Yeah sure, I’ll explain. I should start by saying I consider myself lucky because I was forced at a very young age to find honest ways to earn the things I wanted in life. Seems like a simple enough concept right? Work for what you want. Those five words were seared into my psyche from as earlier as I can remember because often what I “wanted” were things that I “needed.” Most kids don’t need to work in order to contribute to the basic necessities of their family’s lives. While other kids had paper routes to save up for the newest video game, I had one to help with family finances.
At the age of 10, I finally decided I wanted something for myself. What I wanted was a bike. However, I didn’t want that bike from a materialistic perspective. I wanted that bike because with it, I knew I could use it to make more money. With that bike, I could expand my paper route and take on more customers. However, my paper route income was not going to cover such an investment. I needed to subsidize that somehow and I needed to do it quick before fall turned into winter.

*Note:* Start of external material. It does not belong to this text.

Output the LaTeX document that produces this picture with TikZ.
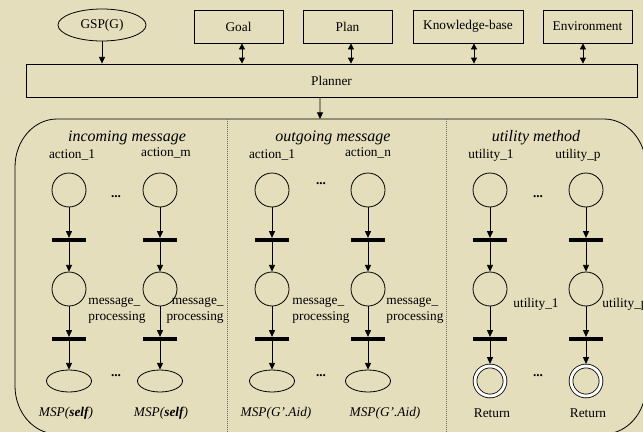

The answer came to me the day my uncle Buddy, who worked as a janitor at a car dealership in Danvers, Massachusetts brought me a giant bag full of aluminum soda cans worth five cents each. It was a virtual goldmine to a 10 year old kid from the housing projects! All I had to do was bring them to the redemption center and put the money in my pocket. Thus began my scouring of the city for every redeemable container that I could find. I picked bottles out of barrels. I dredged back allies for cans. I climbed into dumpsters. I did this all on a daily basis until I had saved up enough for that bike.